My mom, an avid Detroit Lions fan, has always watched them with the sort of resigned expectation that every game was just a matter of how they would find a way to blow it. “Snatching defeat from the jaws of victory,” is what she and other relatives of mine call it. She’s a faithful and patient fan, but I don’t think she has any hopes for a Super Bowl appearance, and she’s fine with it. I have just never been able to approach the Cubs that way. Even in the years when they were not very good, I held out the hope that they would find the spark and make that fateful run that would make history. It took a while into the 2004 and 2009 seasons before I admitted that this wasn’t the year. Coming off of the successes of the seasons preceding those years, I had high hopes.

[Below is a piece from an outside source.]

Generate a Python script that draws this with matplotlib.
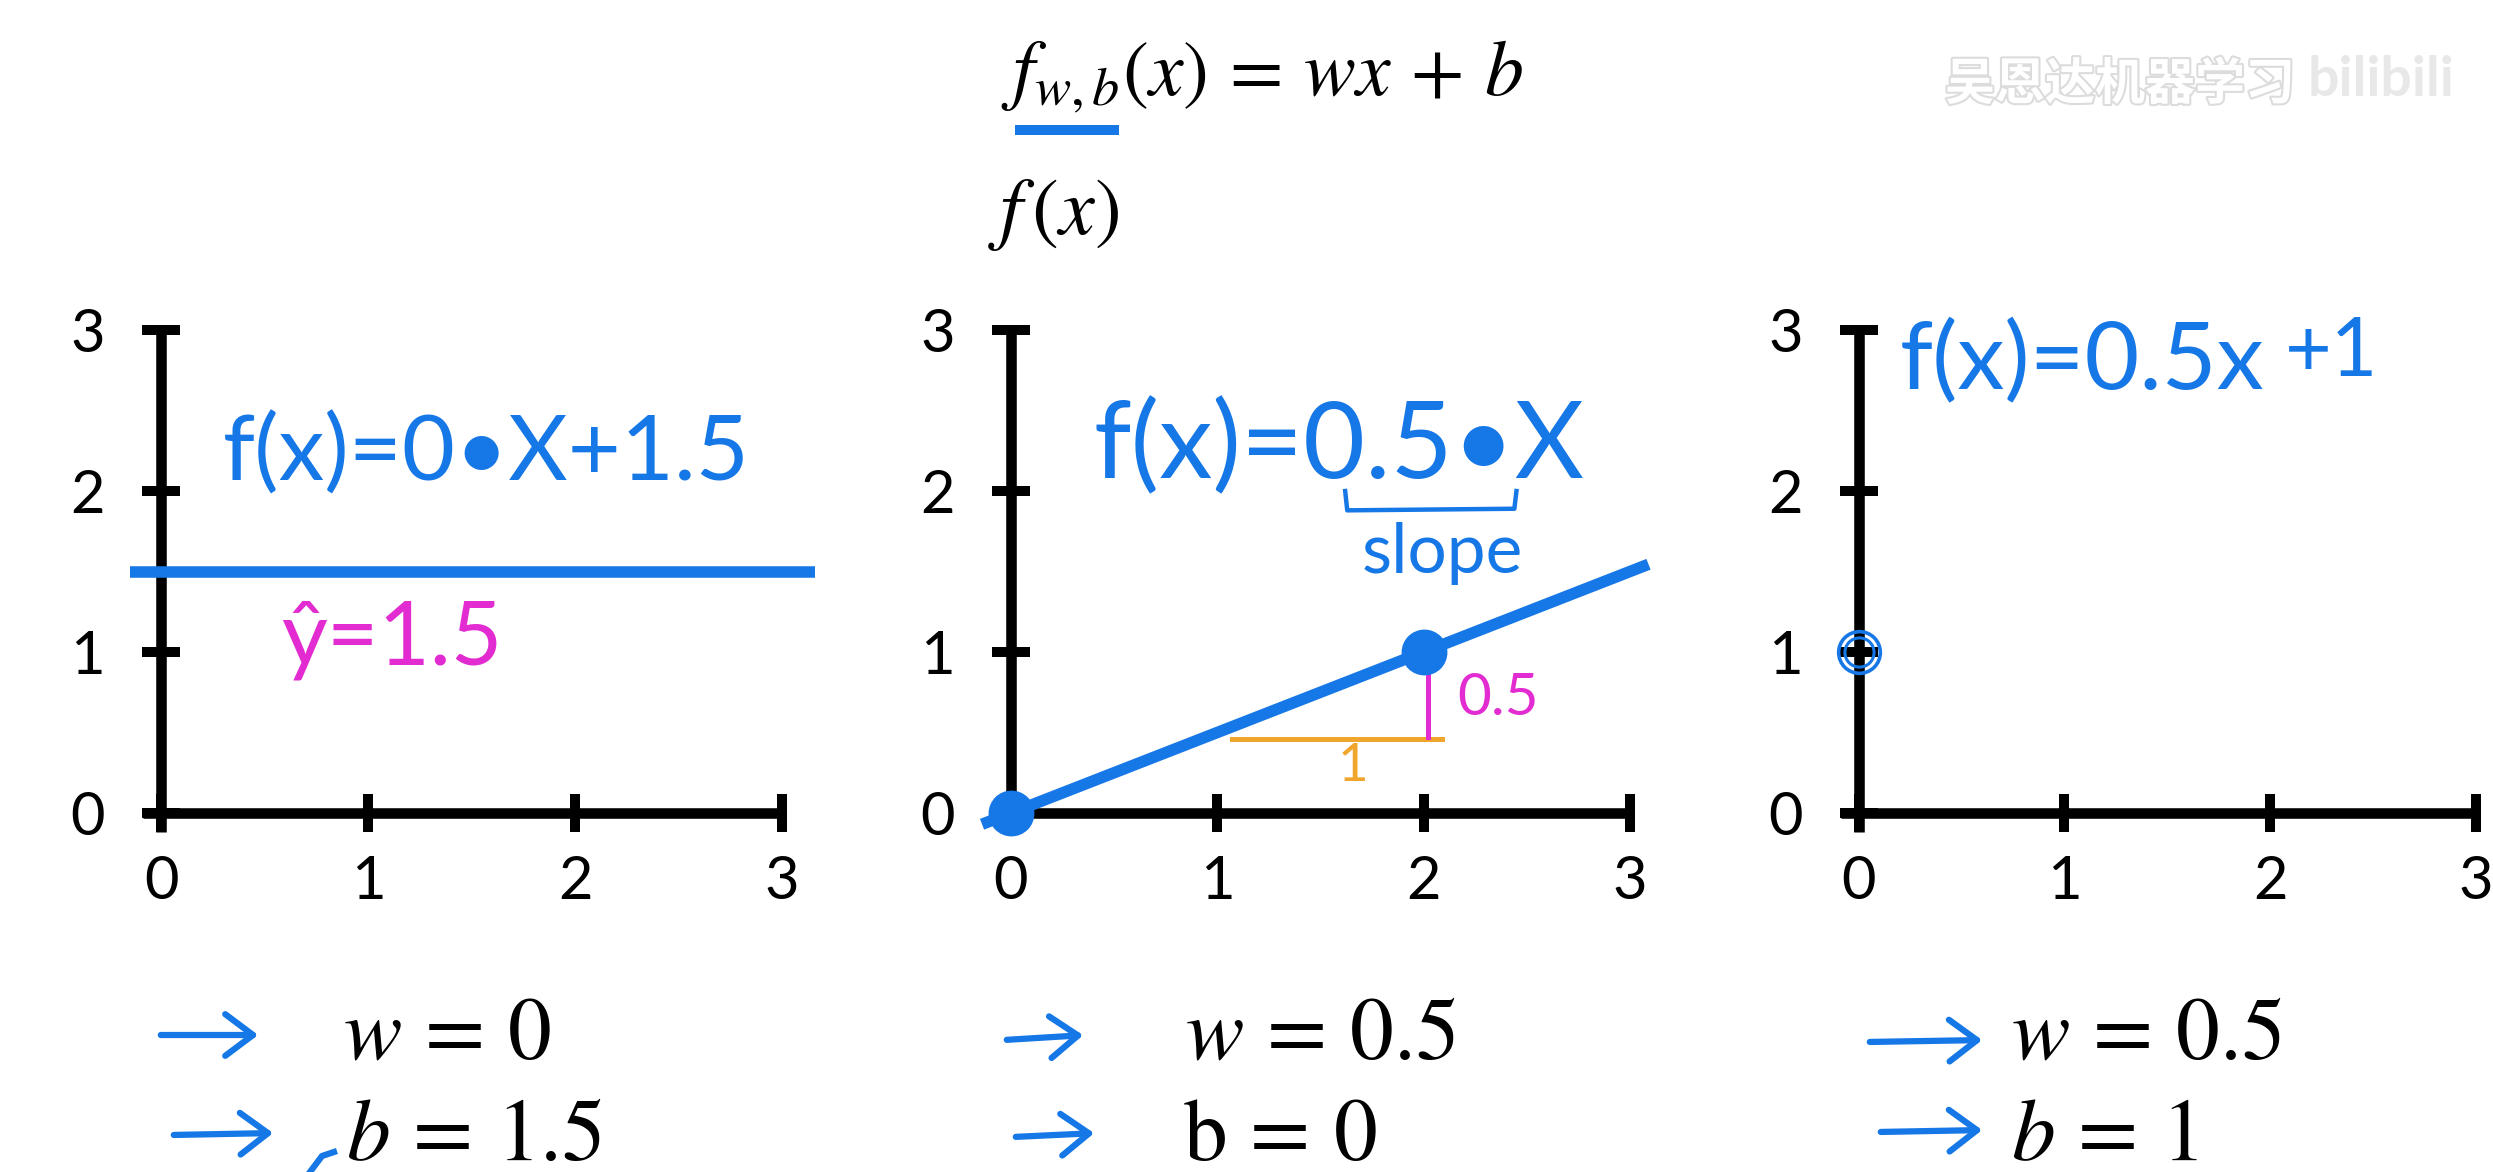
import matplotlib
matplotlib.use("Agg")
import matplotlib.pyplot as plt
import matplotlib.patheffects as pe
from matplotlib.lines import Line2D
from matplotlib.patches import FancyArrowPatch

W, H, DPI = 2493, 1172, 100

BLUE = "#1677e6"
PINK = "#e22cd2"
ORANGE = "#f0a62c"

plt.rcParams["font.family"] = ["Lato", "DejaVu Sans"]
plt.rcParams["mathtext.fontset"] = "stix"

# axis ticks shared by the three panels
ticks = [0, 1, 2, 3]
tick_labels = ["0", "1", "2", "3"]

# panel 1: w = 0, b = 1.5
p1_line_x = [-0.15, 3.16]
p1_line_y = [1.5, 1.5]

# panel 2: w = 0.5, b = 0
p2_line_x = [-0.14, 3.09]
p2_line_y = [-0.07, 1.545]
p2_pts_x = [0, 2]
p2_pts_y = [0, 1]
p2_run_x = [1.07, 2.09]
p2_run_y = [0.46, 0.46]
p2_rise_x = [2.02, 2.02]
p2_rise_y = [0.47, 0.91]
brace_x = [1.62, 1.63, 2.44, 2.45]
brace_y = [2.00, 1.88, 1.89, 2.00]

# panel 3: w = 0.5, b = 1
p3_pts_x = [0]
p3_pts_y = [1]

params = [(r"w\,=\,0", r"b\,=\,1.5"), (r"w\,=\,0.5", r"\mathrm{b}\,=\,0"), (r"w\,=\,0.5", r"b\,=\,1")]

fig = plt.figure(figsize=(W / DPI, H / DPI), dpi=DPI)


def px(x, y):
    return x / W, 1 - y / H


def setup_axes(left, width):
    ax = fig.add_axes([left, 0.2901, width, 0.4283])
    ax.set_xlim(-0.087, 3.0)
    ax.set_ylim(-0.118, 3.0)
    ax.patch.set_alpha(0)
    for s in ("top", "right"):
        ax.spines[s].set_visible(False)
    for s in ("left", "bottom"):
        ax.spines[s].set_position(("data", 0))
        ax.spines[s].set_linewidth(7.6)
        ax.spines[s].set_capstyle("butt")
    ax.set_xticks(ticks, tick_labels)
    ax.set_yticks(ticks, tick_labels)
    ax.tick_params(direction="inout", length=27, width=7.2, labelsize=43)
    ax.tick_params(axis="x", pad=17)
    ax.tick_params(axis="y", pad=27)
    return ax


hand = dict(fontweight="normal")

# left panel
ax1 = setup_axes(0.0574, 0.2563)
ax1.plot(p1_line_x, p1_line_y, color=BLUE, lw=8.3, solid_capstyle="butt", clip_on=False, zorder=3)
ax1.text(0.30, 2.23, "f(x)=0•X+1.5", color=BLUE, fontsize=66, va="center", ha="left", **hand)
ax1.text(0.58, 1.08, "ŷ=1.5", color=PINK, fontsize=64, va="center", ha="left", **hand)

# middle panel
ax2 = setup_axes(0.3983, 0.2555)
ax2.plot(p2_line_x, p2_line_y, color=BLUE, lw=8.3, solid_capstyle="butt", clip_on=False, zorder=3)
ax2.plot(p2_pts_x, p2_pts_y, "o", color=BLUE, ms=32, clip_on=False, zorder=4)
ax2.plot(p2_run_x, p2_run_y, color=ORANGE, lw=3.6, zorder=3)
ax2.plot(p2_rise_x, p2_rise_y, color=PINK, lw=3.6, zorder=3)
ax2.plot(brace_x, brace_y, color=BLUE, lw=3.2, solid_joinstyle="round")
ax2.text(0.40, 2.27, "f(x)=0.5•X", color=BLUE, fontsize=77, va="center", ha="left", **hand)
ax2.text(2.09, 1.61, "slope", color=BLUE, fontsize=50, va="center", ha="center", **hand)
ax2.text(1.66, 0.29, "1", color=ORANGE, fontsize=38, va="center", ha="center", **hand)
ax2.text(2.36, 0.71, "0.5", color=PINK, fontsize=42, va="center", ha="center", **hand)

# right panel
ax3 = setup_axes(0.7385, 0.2545)
ax3.plot(p3_pts_x, p3_pts_y, "o", mfc="none", mec=BLUE, mew=2.6, ms=30, clip_on=False, zorder=4)
ax3.plot(p3_pts_x, p3_pts_y, "o", mfc="none", mec=BLUE, mew=2.2, ms=21, clip_on=False, zorder=4)
ax3.plot(p3_pts_x, p3_pts_y, "o", color="black", ms=8, clip_on=False, zorder=5)
ax3.text(0.20, 2.80, "f(x)=0.5x", color=BLUE, fontsize=68, va="center", ha="left", **hand)
ax3.text(2.07, 2.86, "+1", color=BLUE, fontsize=58, va="center", ha="left", **hand)

# header formulas
fig.text(*px(1001, 95), r"$f_{w,b}(x)\,=\,wx\,+\,b$", fontsize=56, va="baseline", ha="left")
fig.add_artist(Line2D([1020 / W, 1114 / W], [1 - 130 / H, 1 - 130 / H], color=BLUE, lw=7.2,
                      transform=fig.transFigure))
fig.text(*px(988, 215), r"$f\,(x)$", fontsize=58, va="center", ha="left")

# parameter values under each panel
w_left = [343, 1185, 2011]
b_left = [346, 1183, 2011]
for (wtxt, btxt), xw, xb in zip(params, w_left, b_left):
    fig.text(*px(xw, 1058), f"${wtxt}$", fontsize=63, va="baseline", ha="left")
    fig.text(*px(xb, 1160), f"${btxt}$", fontsize=63, va="baseline", ha="left")

arrows = [((158, 1035), (261, 1035)), ((171, 1135), (276, 1133)),
          ((1004, 1040), (1086, 1035)), ((1013, 1137), (1097, 1133)),
          ((1867, 1042), (1985, 1040)), ((1878, 1132), (1985, 1130))]
for a, b in arrows:
    fig.add_artist(FancyArrowPatch(px(*a), px(*b), transform=fig.transFigure,
                                   arrowstyle="->,head_length=20,head_width=15",
                                   mutation_scale=1, color=BLUE, lw=4.5,
                                   capstyle="round", joinstyle="round"))
fig.add_artist(Line2D([310 / W, 322 / W, 334 / W], [1 - 1172 / H, 1 - 1156 / H, 1 - 1152 / H],
                      color=BLUE, lw=4.5, transform=fig.transFigure))

# watermark
fig.text(*px(1945, 85), "吴恩达机器学习", fontsize=36, color="white", va="center", ha="left",
         family=["Noto Sans CJK SC", "DejaVu Sans"], fontweight="bold",
         path_effects=[pe.withStroke(linewidth=3, foreground="#dcdcdc")])
fig.text(*px(2308, 80), "bilibili", fontsize=40, color="#e8e8e8", va="center", ha="left",
         fontweight="bold")

fig.savefig("out.png", dpi=DPI)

I have high hopes now, too, but in a different way. Like a lot of you, I’ve seen the way this team has been built differently since the ownership change, and especially since Theo Epstein and Jed Hoyer came on board in the fall of 2011. They have clear understanding and direct experience with what it takes to propel a team past a “curse,” and I firmly believe that they have assembled a team for 2016 that is rather well suited to make history.
So, when someone mentions 1908, 100 years, any past teams that have come up short, a goat, Bartman, a black cat, or whatever other ridiculous thing of that vein, thank them for making clear that they are to be ignored (thank you @ManuclearBomb)in any sort of baseball conversation (and for outing themselves as most likely a White Sox or Cardinals fan), and just smile. Our time is coming, and soon.